# One heck of a good deal



## Real Old Man (Aug 17, 2015)

Eversafe MRE Meal Kits Ready to Eat 12 Meals in Unopened Case Survival Food | eBay


----------



## SittingElf (Feb 9, 2016)

You must be joking!

Shipping *ECONOMY* (cheapest) is $20.00 each case!

That makes it about $56.00 per case shipped. Not the greatest deal.


----------



## Real Old Man (Aug 17, 2015)

SittingElf said:


> You must be joking!
> 
> Shipping *ECONOMY* (cheapest) is $20.00 each case!
> 
> That makes it about $56.00 per case shipped. Not the greatest deal.


Sorry about that forgot about shipping. they do have some for sale with free shipping My goofg


----------



## Real Old Man (Aug 17, 2015)

Sopakco MRE Emergency Survival w Heater Case of 14 Meal 10 16 | eBay

These with swhipping are down around $40


----------



## SittingElf (Feb 9, 2016)

That is the issue I've had for years with a number of eBay sellers. The prices look phenomenally good....Until you get to the shipping prices.

I've seen shipping ripoffs that would curl your toes!


----------



## Real Old Man (Aug 17, 2015)

Actually if I'd get off my dead Azzzzz I think the commissary still sells MRE's but it's been like forever since I've been in one.


----------



## SittingElf (Feb 9, 2016)

Real Old Man said:


> Actually if I'd get off my dead Azzzzz I think the commissary still sells MRE's but it's been like forever since I've been in one.


I seem to remember they do, but I haven't bought any there. 
I'm going to the Patrick AFB commissary on Monday or Tuesday to stock up for my upcoming tour to Nigeria. I'll take a look and let you know if they carry them, and prices.

Cheers


----------



## SoCal92057 (Apr 12, 2014)

Real Old Man said:


> Eversafe MRE Meal Kits Ready to Eat 12 Meals in Unopened Case Survival Food | eBay


The problem with MRE's is a relatively short shelf life and sensitivity to storage temperatures. I noted what is being offered is already past the "Best By" date of Nov 2015.


----------



## SittingElf (Feb 9, 2016)

SoCal92057 said:


> The problem with MRE's is a relatively short shelf life and sensitivity to storage temperatures. I noted what is being offered is already past the "Best By" date of Nov 2015.

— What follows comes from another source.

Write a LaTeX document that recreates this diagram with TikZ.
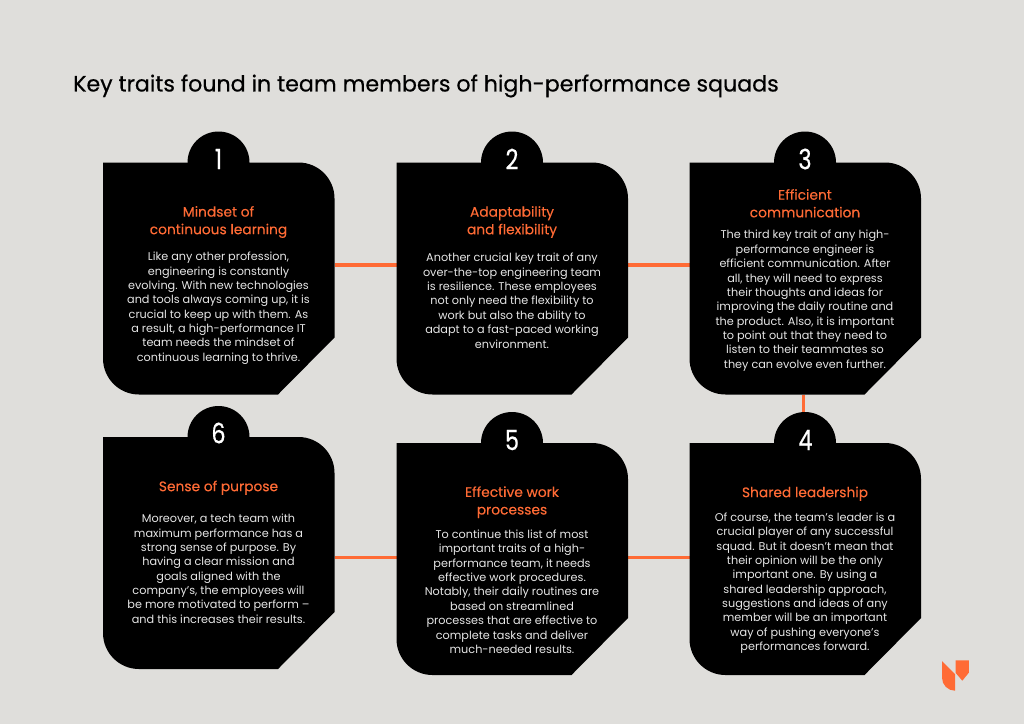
\documentclass[tikz,border=0pt]{standalone}
\usepackage{fontspec}
\setmainfont{Poppins}
\newfontfamily\heavyfont[FakeBold=0.5]{Poppins}
\newfontfamily\semifont[FakeBold=0.25]{Poppins}
\definecolor{bgc}{HTML}{DFDEDB}
\definecolor{accent}{HTML}{FF6B35}
\definecolor{bodyc}{HTML}{E6E6E6}
\tikzset{
  x=1pt,y=-1pt,
  cardbox/.style={minimum width=231.5pt,minimum height=232pt,inner sep=0pt,outer sep=0pt,anchor=north west},
  link/.style={draw=accent,line width=3.4pt},
  numlabel/.style={text=white,font=\heavyfont\fontsize{28}{28}\selectfont,anchor=center,inner sep=0pt},
  headlabel/.style={text=accent,font=\semifont\fontsize{13.8}{17.6}\selectfont,align=center,anchor=center,inner sep=0pt},
  bodylabel/.style={text=bodyc,font=\fontsize{11.25}{14.37}\selectfont,align=center,anchor=center,inner sep=0pt},
}
\newcommand{\nm}[1]{\scalebox{0.8}[1]{#1}}
\newcommand{\cardshape}[1]{%
  \fill[black] (#1.north west) -- ([xshift=-36pt]#1.north east)
    arc[start angle=90,end angle=0,radius=36pt]
    -- ([yshift=57pt]#1.south east) -- ([xshift=-56.5pt]#1.south east)
    -- ([xshift=36pt]#1.south west)
    arc[start angle=270,end angle=180,radius=36pt] -- cycle;
  \fill[black] ([xshift=115.5pt]#1.north west) circle[radius=31pt];
}
\begin{document}
\begin{tikzpicture}
\useasboundingbox[fill=bgc] (0,0) rectangle (1024,724);
\node[text=black,font=\heavyfont\fontsize{22.15}{22}\selectfont,anchor=west,inner sep=0pt] (title) at (73,86) {Key traits found in team members of high-performance squads};
\node[cardbox] (c1) at (103,162.5) {};
\node[cardbox] (c2) at (396.5,162.5) {};
\node[cardbox] (c3) at (689.5,162.5) {};
\node[cardbox] (c6) at (103,437) {};
\node[cardbox] (c5) at (396.5,443) {};
\node[cardbox] (c4) at (689.5,443) {};
\draw[link] ([yshift=13.5pt]c1.east) -- ([yshift=13.5pt]c2.west);
\draw[link] ([yshift=13.5pt]c2.east) -- ([yshift=13.5pt]c3.west);
\draw[link] ([xshift=-2pt]c3.south) -- ([xshift=-2pt]c3.south |- c4.north);
\draw[link] ([yshift=-4.5pt]c6.east) -- ([yshift=1.5pt]c5.west);
\draw[link] ([yshift=1.5pt]c5.east) -- ([yshift=1.5pt]c4.west);
\cardshape{c1}\cardshape{c2}\cardshape{c3}\cardshape{c6}\cardshape{c5}\cardshape{c4}
\node[numlabel] (n1) at (218.5,159) {\nm{1}};
\node[numlabel] (n2) at (512,159) {\nm{2}};
\node[numlabel] (n3) at (805,159) {\nm{3}};
\node[numlabel] (n6) at (218.5,433) {\nm{6}};
\node[numlabel] (n5) at (512,440) {\nm{5}};
\node[numlabel] (n4) at (805.5,440) {\nm{4}};
\node[headlabel] (h1) at (218.5,222) {Mindset of\\continuous learning};
\node[headlabel] (h2) at (512,222) {Adaptability\\and flexibility};
\node[headlabel] (h3) at (805,203.3) {Efficient\\communication};
\node[headlabel] (h6) at (218.5,487.7) {Sense of purpose};
\node[headlabel] (h5) at (512,502.2) {Effective work\\processes};
\node[headlabel] (h4) at (805,493.7) {Shared leadership};
\node[bodylabel] (b1) at (218.5,308.2) {Like any other profession,\\engineering is constantly\\evolving. With new technologies\\and tools always coming up, it is\\crucial to keep up with them. As\\a result, a high-performance IT\\team needs the mindset of\\continuous learning to thrive.};
\node[bodylabel] (b2) at (512,300.7) {Another crucial key trait of any\\over-the-top engineering team\\is resilience. These employees\\not only need the flexibility to\\work but also the ability to\\adapt to a fast-paced working\\environment.};
\node[bodylabel] (b3) at (805,300.7) {The third key trait of any high-\\performance engineer is\\efficient communication. After\\all, they will need to express\\their thoughts and ideas for\\improving the daily routine and\\the product. Also, it is important\\to point out that they need to\\listen to their teammates so\\they can evolve even further.};
\node[bodylabel] (b6) at (218.5,568.7) {Moreover, a tech team with\\maximum performance has a\\strong sense of purpose. By\\having a clear mission and\\goals aligned with the\\company’s, the employees will\\be more motivated to perform –\\and this increases their results.};
\node[bodylabel] (b5) at (512,591.7) {To continue this list of most\\important traits of a high-\\performance team, it needs\\effective work procedures.\\Notably, their daily routines are\\based on streamlined\\processes that are effective to\\complete tasks and deliver\\much-needed results.};
\node[bodylabel] (b4) at (805,583.2) {Of course, the team’s leader is a\\crucial player of any successful\\squad. But it doesn’t mean that\\their opinion will be the only\\important one. By using a\\shared leadership approach,\\suggestions and ideas of any\\member will be an important\\way of pushing everyone’s\\performances forward.};
\fill[accent] (942,661) -- (955,674) -- (955,690.7) arc[start angle=270,end angle=180,radius=13pt] -- cycle;
\fill[accent] (955.5,660.3) -- (968.8,660.3) -- (968.8,672.7) -- (962.3,680.7) -- (955.5,672.7) -- cycle;
\end{tikzpicture}
\end{document}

When I was in Basic Training in 1973 (showing my age....), we had C-Rats that still had the packages of three cigarettes in them. Non-filter Lucky Strikes! The manufacture date on the boxes were from the 50's!
Best part about them was the John Wayne Bars (Dried out chocolate), and the canned peanut butter. Can't believe I ate 20+ year old food! Didn't get sick on it though....


----------



## SoCal92057 (Apr 12, 2014)

SittingElf said:


> When I was in Basic Training in 1973 (showing my age....), we had C-Rats that still had the packages of three cigarettes in them. Non-filter Lucky Strikes! The manufacture date on the boxes were from the 50's!
> Best part about them was the John Wayne Bars (Dried out chocolate), and the canned peanut butter. Can't believe I ate 20+ year old food! Didn't get sick on it though....


I attended boot camp before you and then onto active duty. I remember MCI's very well. Especially the slices of pig artery that appeared in the ham slices meal. My two favorite meals were spaghetti and tuna fish. The MRE's are an improvement over the MCI's. Of course both were improved with the addition of McIlhenny Tabasco Sauce which also began to appear as mini bottles in the MRE's.


----------



## Real Old Man (Aug 17, 2015)

Shoot i think I came in before you all cause I don't remember the tuna fish. My favorite (for use as a weapon ) was Ham and LB'sa. But green ham and eggs was a close second


----------



## txmarine6531 (Nov 18, 2015)

Shipping for me is $11.28 brings the total to $46.22. Not a bad deal at all for MRE's. However, like SoCal said, they are already past their "best by" date. And I would like to know the storage conditions these things have been kept in. If they were in a garage somewhere, I wouldn't trust them.


----------



## baldman (Apr 5, 2016)

I feel like a damn pup. I got home in 06 but ate a ton of mre s it's bad when you throw a vegetarian breakfast one to a Iraq Child and he throws it back.


----------